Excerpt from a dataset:
◇ ◇ ◇ ◇

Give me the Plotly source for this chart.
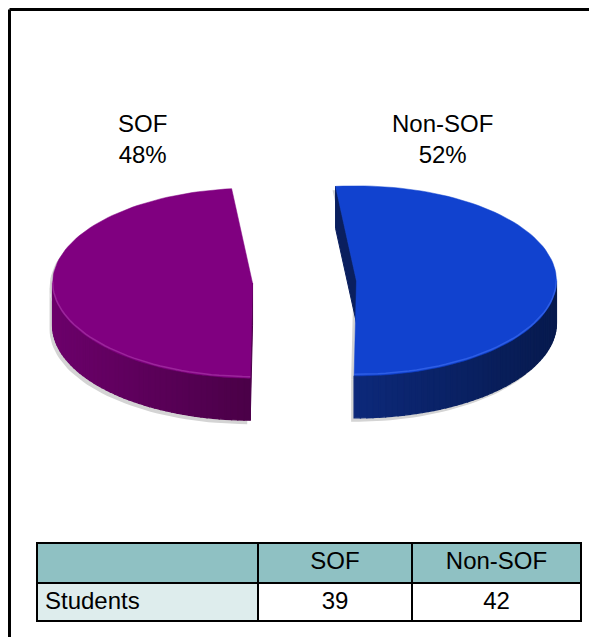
import math
import plotly.graph_objects as go

# ---- data ----
categories = ["SOF", "Non-SOF"]
students = [39, 42]
row_label = "Students"

# ---- style / layout params ----
W, H = 597, 637
OFF = 8.0   # page body margin: map page pixels onto the axes
FONT = "Liberation Sans, Arial, sans-serif"
top_colors = ["#800080", "#1142CF"]
side_light = ["#6C006B", "#0D2A7E"]
side_dark = ["#4A0047", "#071A4E"]
face_colors = ["#4E004C", "#0A1F5E"]
rim_colors = ["#A735A7", "#3A6AF0"]
CX, CY = 304.5, 282.0      # pie centre (top surface), page pixel units
RX, RY = 200.0, 95.0       # ellipse radii
DEPTH = 42.0
EXPLODE = 52.0
START = 96.0               # first slice edge angle (deg, math convention)

total = sum(students)
fracs = [v / total for v in students]

def px_x(X):
    return (X - OFF) / W

def px_y(Y):
    return 1 - (Y - OFF) / H

def lerp_col(c1, c2, t):
    a = [int(c1[i:i + 2], 16) for i in (1, 3, 5)]
    b = [int(c2[i:i + 2], 16) for i in (1, 3, 5)]
    return "rgb(%d,%d,%d)" % tuple(round(a[k] + (b[k] - a[k]) * t) for k in range(3))

def pt(cx, cy, ang, dz=0.0):
    r = math.radians(ang)
    return cx + RX * math.cos(r), cy - RY * math.sin(r) + dz

fig = go.Figure()

def poly(xs, ys, color, line_color=None, width=0):
    fig.add_trace(go.Scatter(
        x=xs + [xs[0]], y=ys + [ys[0]], mode="lines", fill="toself",
        fillcolor=color, line=dict(color=line_color or color, width=width),
        hoverinfo="skip", showlegend=False))

# slice angular intervals: SOF counter-clockwise from START, Non-SOF clockwise from START
spans = [(START, START + 360 * fracs[0]), (START - 360 * fracs[1], START)]

for i, (lo, hi) in enumerate(spans):
    mid = (lo + hi) / 2
    cx = CX + EXPLODE * math.cos(math.radians(mid))
    cy = CY - EXPLODE * (RY / RX) * math.sin(math.radians(mid))
    n = 90
    angs = [lo + (hi - lo) * k / n for k in range(n + 1)]

    # top surface polygon
    tx, ty = [cx], [cy]
    for a in angs:
        x, y = pt(cx, cy, a)
        tx.append(x); ty.append(y)

    # front part of outer wall (sin <= 0)
    base = 180.0
    while base > lo:
        base -= 360
    while base + 360 < lo:
        base += 360
    fronts = []
    for b in (base, base + 360, base - 360):
        s, e = max(lo, b), min(hi, b + 180)
        if e > s:
            fronts.append((s, e))

    # soft shadow
    sx = [x - 3 for x in tx]
    sy = [y + 4 for y in ty]
    poly(sx, sy, "#D4D4D4")
    for (s, e) in fronts:
        m = 40
        aa = [s + (e - s) * k / m for k in range(m + 1)]
        qx = [pt(cx, cy, a)[0] - 3 for a in aa] + [pt(cx, cy, a, DEPTH)[0] - 3 for a in aa[::-1]]
        qy = [pt(cx, cy, a)[1] + 4 for a in aa] + [pt(cx, cy, a, DEPTH)[1] + 4 for a in aa[::-1]]
        poly(qx, qy, "#D4D4D4")

    # side wall with horizontal gradient
    xmin, xmax = min(tx), max(tx)
    for (s, e) in fronts:
        m = 50
        for k in range(m):
            a1 = s + (e - s) * k / m
            a2 = s + (e - s) * (k + 1) / m
            p1, p2 = pt(cx, cy, a1), pt(cx, cy, a2)
            q1, q2 = pt(cx, cy, a1, DEPTH), pt(cx, cy, a2, DEPTH)
            t = ((p1[0] + p2[0]) / 2 - xmin) / (xmax - xmin)
            col = lerp_col(side_light[i], side_dark[i], t)
            poly([p1[0], p2[0], q2[0], q1[0]], [p1[1], p2[1], q2[1], q1[1]], col, col, 1.3)

    # visible cut faces
    for a, nrm in ((hi, hi + 90), (lo, lo - 90)):
        if math.sin(math.radians(nrm)) < 0:
            r0 = pt(cx, cy, a)
            r1 = pt(cx, cy, a, DEPTH)
            poly([cx, r0[0], r1[0], cx], [cy, r0[1], r1[1], cy + DEPTH], face_colors[i],
                 face_colors[i], 1)

    # top surface
    poly(tx, ty, top_colors[i], top_colors[i], 0.5)

    # rim highlight on the front edge
    for (s, e) in fronts:
        m = 40
        aa = [s + (e - s) * k / m for k in range(m + 1)]
        fig.add_trace(go.Scatter(
            x=[pt(cx, cy, a, -1.5)[0] for a in aa], y=[pt(cx, cy, a, -1.5)[1] for a in aa],
            mode="lines", line=dict(color=rim_colors[i], width=1.5), opacity=0.7,
            hoverinfo="skip", showlegend=False))

# data labels
label_xy = [(142, 139), (442, 139)]
for i, cat in enumerate(categories):
    fig.add_annotation(x=label_xy[i][0], y=label_xy[i][1], xref="x", yref="y",
                       text="%s<br>%d%%" % (cat, round(100 * fracs[i])), showarrow=False,
                       font=dict(family=FONT, size=24, color="black"), align="center")

# data table
tbl_x0, tbl_x1, tbl_y0, tbl_y1 = 37, 581, 543, 621
fig.add_trace(go.Table(
    domain=dict(x=[px_x(tbl_x0), px_x(tbl_x1)], y=[px_y(tbl_y1 + 2), px_y(tbl_y0)]),
    columnwidth=[221, 154, 169],
    header=dict(values=[""] + categories, fill_color="#8FC1C3",
                line=dict(color="black", width=2), height=40,
                align=["left", "center", "center"],
                font=dict(family=FONT, size=24, color="black")),
    cells=dict(values=[[row_label]] + [[v] for v in students],
               fill_color=[["#DEEDED"], ["white"], ["white"]],
               line=dict(color="black", width=2), height=38,
               align=["left", "center", "center"],
               font=dict(family=FONT, size=24, color="black")),
))

# outer frame (left and top edges visible); kept just inside the drawing area
FR = 9.5
fig.add_shape(type="line", xref="paper", yref="paper", x0=px_x(FR), x1=1.02,
              y0=px_y(FR), y1=px_y(FR), line=dict(color="black", width=3))
fig.add_shape(type="line", xref="paper", yref="paper", x0=px_x(FR), x1=px_x(FR),
              y0=-0.02, y1=px_y(FR), line=dict(color="black", width=3))

fig.update_layout(
    width=W, height=H, margin=dict(l=0, r=0, t=0, b=0),
    paper_bgcolor="white", plot_bgcolor="white", showlegend=False,
    xaxis=dict(range=[OFF, OFF + W], visible=False, domain=[0, 1], fixedrange=True),
    yaxis=dict(range=[OFF + H, OFF], visible=False, domain=[0, 1], fixedrange=True),
)
fig.write_html("out.html")
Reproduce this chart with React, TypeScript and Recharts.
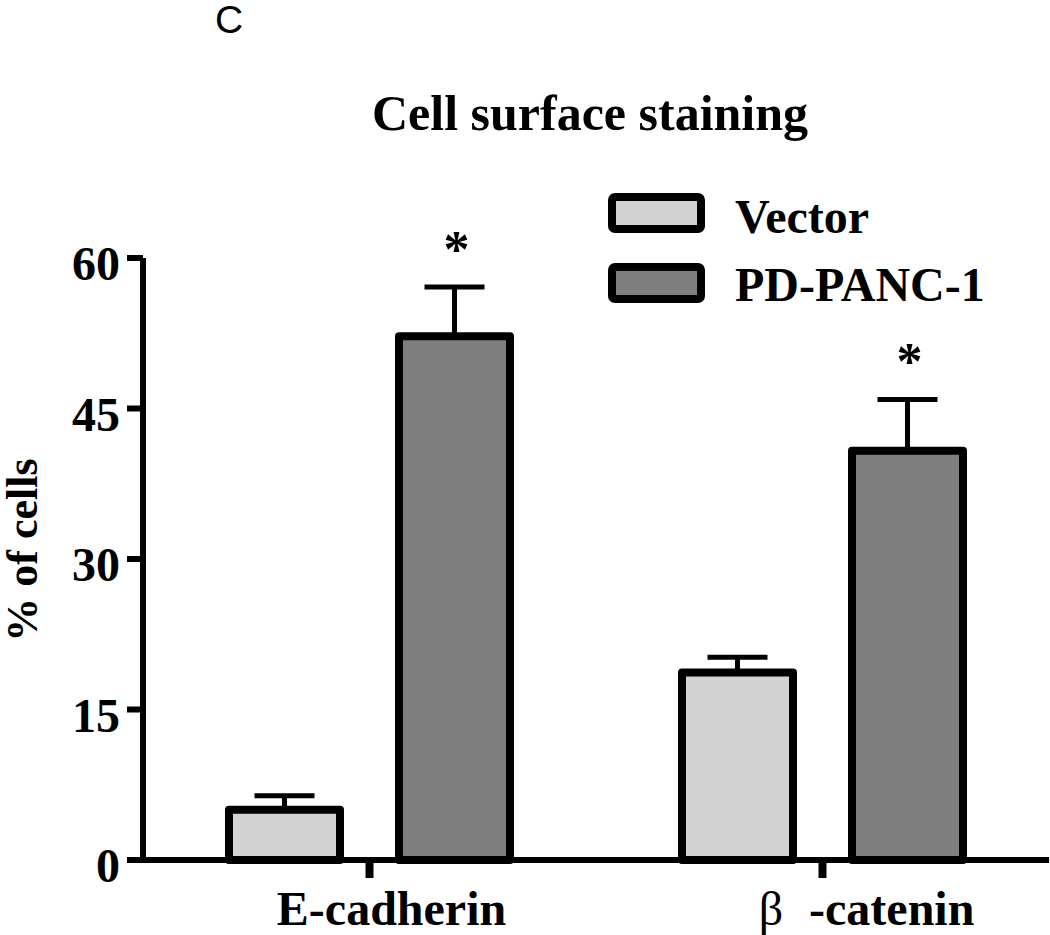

◇ ◇ ◇ ◇

# [What to produce]
Repeat the lines above exactly, and keep every picture out.

# [Finished exercise]
Give me the Plotly source for this chart.
import math
import plotly.graph_objects as go

# ---- data ----
categories = ["SOF", "Non-SOF"]
students = [39, 42]
row_label = "Students"

# ---- style / layout params ----
W, H = 597, 637
OFF = 8.0   # page body margin: map page pixels onto the axes
FONT = "Liberation Sans, Arial, sans-serif"
top_colors = ["#800080", "#1142CF"]
side_light = ["#6C006B", "#0D2A7E"]
side_dark = ["#4A0047", "#071A4E"]
face_colors = ["#4E004C", "#0A1F5E"]
rim_colors = ["#A735A7", "#3A6AF0"]
CX, CY = 304.5, 282.0      # pie centre (top surface), page pixel units
RX, RY = 200.0, 95.0       # ellipse radii
DEPTH = 42.0
EXPLODE = 52.0
START = 96.0               # first slice edge angle (deg, math convention)

total = sum(students)
fracs = [v / total for v in students]

def px_x(X):
    return (X - OFF) / W

def px_y(Y):
    return 1 - (Y - OFF) / H

def lerp_col(c1, c2, t):
    a = [int(c1[i:i + 2], 16) for i in (1, 3, 5)]
    b = [int(c2[i:i + 2], 16) for i in (1, 3, 5)]
    return "rgb(%d,%d,%d)" % tuple(round(a[k] + (b[k] - a[k]) * t) for k in range(3))

def pt(cx, cy, ang, dz=0.0):
    r = math.radians(ang)
    return cx + RX * math.cos(r), cy - RY * math.sin(r) + dz

fig = go.Figure()

def poly(xs, ys, color, line_color=None, width=0):
    fig.add_trace(go.Scatter(
        x=xs + [xs[0]], y=ys + [ys[0]], mode="lines", fill="toself",
        fillcolor=color, line=dict(color=line_color or color, width=width),
        hoverinfo="skip", showlegend=False))

# slice angular intervals: SOF counter-clockwise from START, Non-SOF clockwise from START
spans = [(START, START + 360 * fracs[0]), (START - 360 * fracs[1], START)]

for i, (lo, hi) in enumerate(spans):
    mid = (lo + hi) / 2
    cx = CX + EXPLODE * math.cos(math.radians(mid))
    cy = CY - EXPLODE * (RY / RX) * math.sin(math.radians(mid))
    n = 90
    angs = [lo + (hi - lo) * k / n for k in range(n + 1)]

    # top surface polygon
    tx, ty = [cx], [cy]
    for a in angs:
        x, y = pt(cx, cy, a)
        tx.append(x); ty.append(y)

    # front part of outer wall (sin <= 0)
    base = 180.0
    while base > lo:
        base -= 360
    while base + 360 < lo:
        base += 360
    fronts = []
    for b in (base, base + 360, base - 360):
        s, e = max(lo, b), min(hi, b + 180)
        if e > s:
            fronts.append((s, e))

    # soft shadow
    sx = [x - 3 for x in tx]
    sy = [y + 4 for y in ty]
    poly(sx, sy, "#D4D4D4")
    for (s, e) in fronts:
        m = 40
        aa = [s + (e - s) * k / m for k in range(m + 1)]
        qx = [pt(cx, cy, a)[0] - 3 for a in aa] + [pt(cx, cy, a, DEPTH)[0] - 3 for a in aa[::-1]]
        qy = [pt(cx, cy, a)[1] + 4 for a in aa] + [pt(cx, cy, a, DEPTH)[1] + 4 for a in aa[::-1]]
        poly(qx, qy, "#D4D4D4")

    # side wall with horizontal gradient
    xmin, xmax = min(tx), max(tx)
    for (s, e) in fronts:
        m = 50
        for k in range(m):
            a1 = s + (e - s) * k / m
            a2 = s + (e - s) * (k + 1) / m
            p1, p2 = pt(cx, cy, a1), pt(cx, cy, a2)
            q1, q2 = pt(cx, cy, a1, DEPTH), pt(cx, cy, a2, DEPTH)
            t = ((p1[0] + p2[0]) / 2 - xmin) / (xmax - xmin)
            col = lerp_col(side_light[i], side_dark[i], t)
            poly([p1[0], p2[0], q2[0], q1[0]], [p1[1], p2[1], q2[1], q1[1]], col, col, 1.3)

    # visible cut faces
    for a, nrm in ((hi, hi + 90), (lo, lo - 90)):
        if math.sin(math.radians(nrm)) < 0:
            r0 = pt(cx, cy, a)
            r1 = pt(cx, cy, a, DEPTH)
            poly([cx, r0[0], r1[0], cx], [cy, r0[1], r1[1], cy + DEPTH], face_colors[i],
                 face_colors[i], 1)

    # top surface
    poly(tx, ty, top_colors[i], top_colors[i], 0.5)

    # rim highlight on the front edge
    for (s, e) in fronts:
        m = 40
        aa = [s + (e - s) * k / m for k in range(m + 1)]
        fig.add_trace(go.Scatter(
            x=[pt(cx, cy, a, -1.5)[0] for a in aa], y=[pt(cx, cy, a, -1.5)[1] for a in aa],
            mode="lines", line=dict(color=rim_colors[i], width=1.5), opacity=0.7,
            hoverinfo="skip", showlegend=False))

# data labels
label_xy = [(142, 139), (442, 139)]
for i, cat in enumerate(categories):
    fig.add_annotation(x=label_xy[i][0], y=label_xy[i][1], xref="x", yref="y",
                       text="%s<br>%d%%" % (cat, round(100 * fracs[i])), showarrow=False,
                       font=dict(family=FONT, size=24, color="black"), align="center")

# data table
tbl_x0, tbl_x1, tbl_y0, tbl_y1 = 37, 581, 543, 621
fig.add_trace(go.Table(
    domain=dict(x=[px_x(tbl_x0), px_x(tbl_x1)], y=[px_y(tbl_y1 + 2), px_y(tbl_y0)]),
    columnwidth=[221, 154, 169],
    header=dict(values=[""] + categories, fill_color="#8FC1C3",
                line=dict(color="black", width=2), height=40,
                align=["left", "center", "center"],
                font=dict(family=FONT, size=24, color="black")),
    cells=dict(values=[[row_label]] + [[v] for v in students],
               fill_color=[["#DEEDED"], ["white"], ["white"]],
               line=dict(color="black", width=2), height=38,
               align=["left", "center", "center"],
               font=dict(family=FONT, size=24, color="black")),
))

# outer frame (left and top edges visible); kept just inside the drawing area
FR = 9.5
fig.add_shape(type="line", xref="paper", yref="paper", x0=px_x(FR), x1=1.02,
              y0=px_y(FR), y1=px_y(FR), line=dict(color="black", width=3))
fig.add_shape(type="line", xref="paper", yref="paper", x0=px_x(FR), x1=px_x(FR),
              y0=-0.02, y1=px_y(FR), line=dict(color="black", width=3))

fig.update_layout(
    width=W, height=H, margin=dict(l=0, r=0, t=0, b=0),
    paper_bgcolor="white", plot_bgcolor="white", showlegend=False,
    xaxis=dict(range=[OFF, OFF + W], visible=False, domain=[0, 1], fixedrange=True),
    yaxis=dict(range=[OFF + H, OFF], visible=False, domain=[0, 1], fixedrange=True),
)
fig.write_html("out.html")
Reproduce this chart with React, TypeScript and Recharts.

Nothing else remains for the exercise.